Any pods that need to run on Spot nodes must include matching tolerations in their specifications. This ensures workloads are designed to handle spot instance interruptions.

2. Deploy the 2048 Game

Deploy our spot-compatible 2048 game application:

kubectl apply -f game-2048.yaml

✅ The 2048 game deployment includes the required configuration for Spot instances:

tolerations:
- key: "spot" # Matches the Spot node taint
value: "true"
effect: "NoSchedule" # Allows scheduling on tainted nodes

nodeSelector:
karpenter.sh/capacity-type: spot # Ensures pods run on spot instances

This configuration ensures the pods can run on Spot instances and are scheduled appropriately.

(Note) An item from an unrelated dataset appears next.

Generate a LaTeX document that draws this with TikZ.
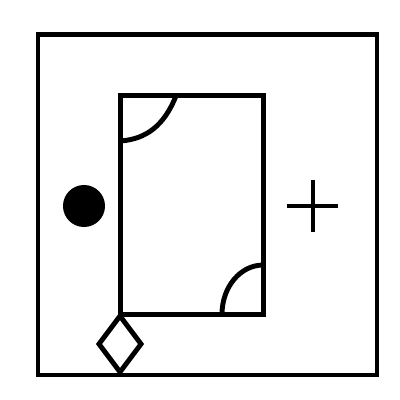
\documentclass[tikz,border=0pt]{standalone}
\usetikzlibrary{shapes.geometric}
\tikzset{every node/.style={draw=none,inner sep=0pt,outer sep=0pt}}
\tikzset{frame/.style={rectangle,draw,minimum width=1.42cm,minimum height=2.18cm}}
\tikzset{mark dot/.style={circle,fill=black,minimum size=0.42cm}}

\begin{document}
\begin{tikzpicture}[x=0.01cm,y=-0.01cm,line width=1.4pt]
      \useasboundingbox (0,0) rectangle (400,400);
      \draw (38,34.5) rectangle (377,375);
      \node[frame] (box) at (192,205) {};
      \node[mark dot] (dot) at (84,206) {};
      \node[diamond,draw,minimum width=0.42cm,minimum height=0.56cm] (gate) at (120,344) {};
      \coordinate (plus) at (313,206);
        \draw ([xshift=0.55cm]box.north west) .. controls +(-0.12cm,-0.3cm) and +(0.25cm,0.02cm) .. ([yshift=-0.45cm]box.north west);
        \draw ([yshift=0.49cm]box.south east) arc[start angle=90,end angle=180,x radius=0.41cm,y radius=0.49cm];
        \draw ([xshift=-0.26cm]plus) -- ([xshift=0.25cm]plus);
        \draw ([yshift=0.26cm]plus) -- ([yshift=-0.26cm]plus);
    \end{tikzpicture}
\end{document}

3. Configure Load Balancer

Set up the Application Load Balancer using Ingress:

kubectl apply -f 2048-ingress.yaml

4. Access the Application

By default, this example exposes its UI via an internal ALB — reachable from inside the VPC only. To access it from your laptop, use kubectl port-forward:

kubectl port-forward -n game-2048-spot svc/service-2048 8080:80
# then open http://localhost:8080

If you want to inspect the ALB DNS name directly (e.g. from a bastion or VPN):

kubectl get ingress ingress-2048 \
-o jsonpath='{.status.loadBalancer.ingress[0].hostname}' \
-n game-2048-spot

To expose the UI publicly over HTTPS, deploy the Terraform stack with var.base_domain set to a public Route53 zone you own (see top-level README). The example will be reachable at https://2048-spot.<full_domain> once external-dns publishes the record. 🎮

Cleanup

🧹 Follow these steps to clean up all resources:

Remove the application and node pool:

kubectl delete -f 2048-ingress.yaml
kubectl delete -f game-2048.yaml
kubectl delete -f ../../nodepools/spot-nodepool.yaml

Troubleshooting

🔧 Common issues and their solutions:

🎯 Spot Instance Issues

  1. Capacity Unavailability

    • Monitor instance capacity with AWS CLI:
      aws ec2 describe-spot-instance-requests \
      --filters "Name=status-code,Values=capacity-not-available"
    • Check NodePool events:
      kubectl describe nodepool spot-nodepool
  2. Instance Interruptions

    • Monitor interruption events:
      kubectl get events --field-selector reason=SpotInterruption
    • Review pod eviction status:
      kubectl get pods -n game-2048 -o wide

🔄 Load Balancer Issues

  1. ALB Configuration

    # Check ALB controller logs
    kubectl logs -n kube-system \
    deployment/aws-load-balancer-controller
  2. Ingress Status

    # Check ingress status
    kubectl describe ingress ingress-2048 -n game-2048

💡 Tip: Use kubectl get events to monitor spot instance lifecycle events and pod rescheduling.